Dicen que quién lo ve pasar ha visto al mismísimo Dios andar, y no quiero quitarle la razón a aquellos que lo promulgan, porque aquél día que vi por primera vez a Jesús del Gran Poder en Sevilla, tuve esa misma sensación. Hace ya algunos años, emplazado en aquel marco incomparable esperé durante horas como un gato agazapado esperando su presa.
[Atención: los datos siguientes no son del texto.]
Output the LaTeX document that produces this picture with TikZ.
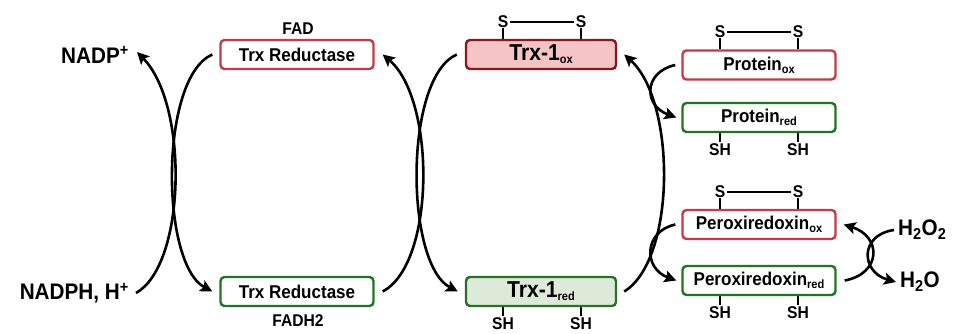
\documentclass[tikz,border=0pt]{standalone}
\usepackage{fontspec}
\setmainfont{Liberation Sans}[FakeStretch=0.92]
\usetikzlibrary{arrows.meta}
\definecolor{redb}{RGB}{196,58,70}
\definecolor{greenb}{RGB}{30,118,34}
\definecolor{trxoxb}{RGB}{140,22,28}
\definecolor{trxoxf}{RGB}{245,196,196}
\definecolor{trxredb}{RGB}{42,112,42}
\definecolor{trxredf}{RGB}{221,234,215}
\newcommand\lowsub[1]{\raisebox{-3pt}{\fontsize{12}{12}\selectfont #1}}
\begin{document}
\begin{tikzpicture}[x=1pt,y=-1pt,
  box/.style={draw, rounded corners=4pt, line width=2.4pt, minimum width=153pt, minimum height=29pt, inner sep=0pt, font=\fontsize{18.5}{18.5}\selectfont\bfseries},
  oxbox/.style={box, draw=redb, fill=white},
  redbox/.style={box, draw=greenb, fill=white},
  lbl/.style={font=\fontsize{17}{17}\selectfont\bfseries, inner sep=0pt},
  big/.style={font=\fontsize{22.5}{22.5}\selectfont\bfseries, inner sep=0pt},
  conn/.style={line width=2.6pt, -{Stealth[length=12pt,width=12pt,inset=2.5pt]}},
  tick/.style={line width=1.6pt}]
\useasboundingbox (0,0) rectangle (961,333);

% Trx reductase
\node[oxbox] (trrox) at (297,54.5) {Trx Reductase};
\node[redbox] (trrred) at (297,291.5) {Trx Reductase};
\node[lbl] (fad) at (298,29) {FAD};
\node[lbl] (fadh) at (298,321) {FADH2};
\node[big, anchor=east] (nadp) at (129,55) {NADP\textsuperscript{+}};
\node[big, anchor=east] (nadph) at (129,293) {NADPH, H\textsuperscript{+}};

% Trx-1
\node[box, draw=trxoxb, fill=trxoxf, minimum width=150pt, font=\fontsize{23}{23}\selectfont\bfseries] (trxox) at (541,54.5) {Trx-1\lowsub{ox}};
\node[box, draw=trxredb, fill=trxredf, minimum width=150pt, font=\fontsize{23}{23}\selectfont\bfseries] (trxred) at (541,291.5) {Trx-1\lowsub{red}};

% Proteins
\node[oxbox] (protox) at (759,65) {Protein\lowsub{ox}};
\node[redbox] (protred) at (759,117.5) {Protein\lowsub{red}};
\node[oxbox] (prxox) at (759,224.5) {Peroxiredoxin\lowsub{ox}};
\node[redbox] (prxred) at (759,280.5) {Peroxiredoxin\lowsub{red}};

\node[big, anchor=west] (hoo) at (898,230) {H\textsubscript{2}O\textsubscript{2}};
\node[big, anchor=west] (ho) at (900,282) {H\textsubscript{2}O};

% disulfides
\node[lbl] (ta) at (503,22) {S};
\node[lbl] (tb) at (581,22) {S};
\draw[tick] ([xshift=1.5pt]ta.east) -- ([xshift=-1.5pt]tb.west);
\draw[tick] (ta.south) -- (ta.south |- trxox.north);
\draw[tick] (tb.south) -- (tb.south |- trxox.north);

\node[lbl] (pa) at (720,32) {S};
\node[lbl] (pb) at (798,32) {S};
\draw[tick] ([xshift=1.5pt]pa.east) -- ([xshift=-1.5pt]pb.west);
\draw[tick] (pa.south) -- (pa.south |- protox.north);
\draw[tick] (pb.south) -- (pb.south |- protox.north);

\node[lbl] (xa) at (720,192) {S};
\node[lbl] (xb) at (798,192) {S};
\draw[tick] ([xshift=1.5pt]xa.east) -- ([xshift=-1.5pt]xb.west);
\draw[tick] (xa.south) -- (xa.south |- prxox.north);
\draw[tick] (xb.south) -- (xb.south |- prxox.north);

% thiols
\node[lbl] (tc) at (503,324) {SH};
\node[lbl] (td) at (581,324) {SH};
\draw[tick] ([yshift=2pt]tc.north) -- (tc.north |- trxred.south);
\draw[tick] ([yshift=2pt]td.north) -- (td.north |- trxred.south);

\node[lbl] (pc) at (720,150) {SH};
\node[lbl] (pd) at (798,150) {SH};
\draw[tick] ([yshift=2pt]pc.north) -- (pc.north |- protred.south);
\draw[tick] ([yshift=2pt]pd.north) -- (pd.north |- protred.south);

\node[lbl] (xc) at (720,313) {SH};
\node[lbl] (xd) at (798,313) {SH};
\draw[tick] ([yshift=2pt]xc.north) -- (xc.north |- prxred.south);
\draw[tick] ([yshift=2pt]xd.north) -- (xd.north |- prxred.south);

% connectors
\draw[conn] ([xshift=7pt]nadph.east) .. controls +(50,-28) and +(52,53) .. ([xshift=8pt,yshift=3pt]nadp.east);
\draw[conn] ([xshift=-7pt]trrox.west) .. controls +(-53,23) and +(-52,-28) .. ([xshift=-7pt]trrred.west);
\draw[conn] ([xshift=8pt]trrred.east) .. controls +(53,-28) and +(53,45) .. ([xshift=8pt]trrox.east);
\draw[conn] ([xshift=-8pt]trxox.west) .. controls +(-53,23) and +(-53,-28) .. ([xshift=-7pt]trxred.west);
\draw[conn] ([xshift=7pt]trxred.east) .. controls +(52,-32) and +(52,47) .. ([xshift=7pt]trxox.east);
\draw[conn] ([xshift=-6pt]protox.west) .. controls +(-32,7) and +(-33,-12) .. ([xshift=-5pt]protred.west);
\draw[conn] ([xshift=-6pt]prxox.west) .. controls +(-32,7) and +(-33,-12) .. ([xshift=-5pt]prxred.west);
\draw[conn] ([xshift=8pt]prxred.east) .. controls +(37,-7) and +(38,12) .. ([xshift=7pt]prxox.east);
\draw[conn] ([xshift=-4pt]hoo.west) .. controls +(-35,5) and +(-35,-10) .. ([xshift=-4pt]ho.west);
\end{tikzpicture}
\end{document}
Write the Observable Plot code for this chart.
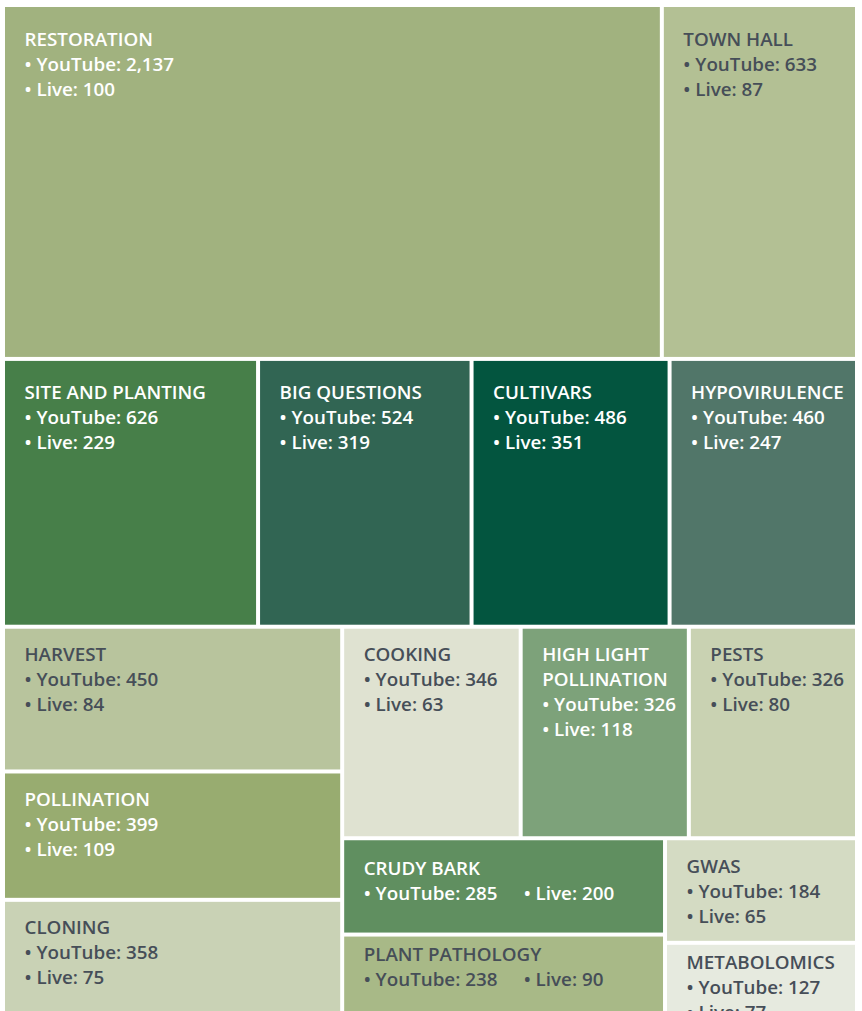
<!DOCTYPE html>
<html>
<head>
<meta charset="utf-8">
<script src="https://cdn.jsdelivr.net/npm/d3@7"></script>
<script src="https://cdn.jsdelivr.net/npm/@observablehq/plot@0.6"></script>
<style>
  html, body { margin: 0; padding: 0; background: #fff; overflow: hidden; }
  #chart svg { display: block; }
</style>
</head>
<body>
<div id="chart"></div>
<script>
// ---- data ----
const names = ["Restoration", "Town Hall", "Site and Planting", "Big Questions", "Cultivars", "Hypovirulence",
  "Harvest", "Pollination", "Cloning", "Cooking", "High Light Pollination", "Pests",
  "Crudy Bark", "Plant Pathology", "GWAS", "Metabolomics"];
const youtube = [2137, 633, 626, 524, 486, 460, 450, 399, 358, 346, 326, 326, 285, 238, 184, 127];
const live = [100, 87, 229, 319, 351, 247, 84, 109, 75, 63, 118, 80, 200, 90, 65, 77];
// nesting of the treemap blocks (structure only)
const blocks = ["r1", "r1", "r2", "r2", "r2", "r2",
  "r3/left", "r3/left", "r3/left", "r3/right/upper", "r3/right/upper", "r3/right/upper",
  "r3/right/lower/a", "r3/right/lower/a", "r3/right/lower/b", "r3/right/lower/b"];
// ---- style ----
const palette = ["#a1b27f", "#b3c094", "#477f49", "#316553", "#03553f", "#517669",
  "#b8c49d", "#98ac70", "#c9d2b5", "#dfe2d1", "#7da27a", "#c9d2b2",
  "#608f60", "#a8b987", "#d4dbc3", "#e6eadf"];
const darkInk = "#464e58";
const FONT = "'Open Sans', 'DejaVu Sans', sans-serif";
const FW = 600;
const FS = 18.8;
const LINE = 25;
const LH = LINE / FS;

// ---- hierarchy ----
const tree = {name: "root", children: []};
names.forEach((n, i) => {
  let node = tree;
  for (const key of blocks[i].split("/")) {
    let c = node.children.find(c => c.name === key);
    if (!c) { c = {name: key, children: []}; node.children.push(c); }
    node = c;
  }
  node.children.push({name: n, youtube: youtube[i], live: live[i], color: palette[i]});
});

const W = 850, H = 1006;
const root = d3.hierarchy(tree).sum(d => d.children ? 0 : d.youtube);
d3.treemap()
  .size([W, H])
  .paddingInner(4)
  .tile((node, x0, y0, x1, y1) =>
    (node.depth % 2 ? d3.treemapDice : d3.treemapSlice)(node, x0, y0, x1, y1))(root);

const ctx = document.createElement("canvas").getContext("2d");
ctx.font = `${FW} ${FS}px ${FONT}`;
function wrap(text, maxW) {
  const words = text.split(" ");
  const lines = [];
  let cur = "";
  for (const w of words) {
    const t = cur ? cur + " " + w : w;
    if (cur && ctx.measureText(t).width > maxW) { lines.push(cur); cur = w; }
    else cur = t;
  }
  lines.push(cur);
  return lines;
}
const fmt = d3.format(",");
const firstBaseline = 0.71 * LH * FS; // Plot's top line anchor offset
const cells = root.leaves().map(d => {
  const w = d.x1 - d.x0, h = d.y1 - d.y0;
  const compact = w > 280 && h < 110;
  const title = wrap(d.data.name.toUpperCase(), w - 30);
  const yt = "• YouTube: " + fmt(d.data.youtube);
  const lv = "• Live: " + fmt(d.data.live);
  const base = h > 230 ? 38 : (h < 80 ? 23.5 : (compact ? 34 : 32));
  const ty = d.y0 + base - firstBaseline;
  const ink = d3.lab(d.data.color).l > 71 ? darkInk : "#ffffff";
  return {
    name: d.data.name, x0: d.x0, x1: d.x1, y0: d.y0, y1: d.y1,
    label: (compact ? [...title, yt] : [...title, yt, lv]).join("\n"),
    extra: compact ? lv : null,
    extraY: ty + LINE * title.length,
    ty, ink
  };
});

const chart = Plot.plot({
  width: 862,
  height: 1011,
  margin: 0,
  x: {domain: [0, W], range: [5, 855], axis: null},
  y: {domain: [0, H], range: [7, 7 + H], axis: null},
  color: {domain: names, range: palette},
  style: {fontFamily: FONT, background: "#ffffff"},
  marks: [
    Plot.rect(cells, {x1: "x0", x2: "x1", y1: "y0", y2: "y1", fill: "name"}),
    Plot.text(cells, {
      x: "x0", y: "ty", text: "label", dx: 19,
      textAnchor: "start", lineAnchor: "top", lineHeight: LH,
      fontSize: FS, fontWeight: FW, fill: d => d.ink
    }),
    Plot.text(cells.filter(d => d.extra), {
      x: "x0", y: "extraY", text: "extra", dx: 179,
      textAnchor: "start", lineAnchor: "top", lineHeight: LH,
      fontSize: FS, fontWeight: FW, fill: d => d.ink
    })
  ]
});
document.getElementById("chart").append(chart);
</script>
</body>
</html>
Siempre escuché hablar de su portento y su carencia de paso, siempre vi imágenes de su soberbia al andar, pero jamás pude imaginar que aquellas fantasías cofrades que me fui creando en mi cabeza fuesen a ser superadas en la realidad.
La oscuridad se apodera por completo del lugar, y yo situado en un sitio privilegiado de la plaza observo cómo las miles de almas que abarrotan aquél sagrado sitio se envuelven en un silencio sepulcral, el respeto por aquel acontecimiento preside el transcurrir de la hermandad. Es fácil seguir la estela de los cirios nazarenos en tan profunda oscuridad, se crea un camino eterno de pabilos encendidos que avanzan paralelos hasta perderse en el umbral de la calle por la que avanzan sigilosamente. Y cuantos más desaparecen de nuestra vista, más les siguen procedentes de varios lugares de la Plaza, impresionante presenciar tan extensísimo cortejo, los centenares de capirotes envueltos en raso negro se convierten en miles ante nuestros ojos.
Pero al fondo, en la Basílica, ya se ven aparecer los ciriales del Señor, llega el momento esperado. Después de una más que breve maniobra de salida, por fin puedo presenciar su andar, puedo ver flotar sobre las cabezas de la gente a Jesús cargando con su cruz, puedo observar anonadado cómo es su caminar. Veo que avanza con elegancia y decisión, envidio esa manera de andar, qué es lo que se cuece bajo sus faldones y la dulzura con la que depositan a Jesús del Gran Poder sobre las andas.
Un rezo silencioso inunda la plaza, y la túnica que lo envuelve comienza nuevamente a acariciar su cuerpo sigilosamente. No hay palabras al verlo avanzar, una lluvia de flashes deslumbra su imagen, tus oraciones más profundas se entregan a Él sin dilación, a su rostro casi imperceptible en la oscuridad, al travesaño de su cruz o al dorado de su canasto. Da igual desde dónde lo veas, su rachear decidido es lo único que se oirá a su paso, y la imagen del mismísimo Dios andando se grabará en la retina y en el corazón para siempre. El quegío de una voz ronca en forma de saeta rompe el silencio que presidía el momento, un par de revirás izquierda alante derecha atrás y enfilan el paso en el empedrado de la calle para perderse otra vez en el silencio.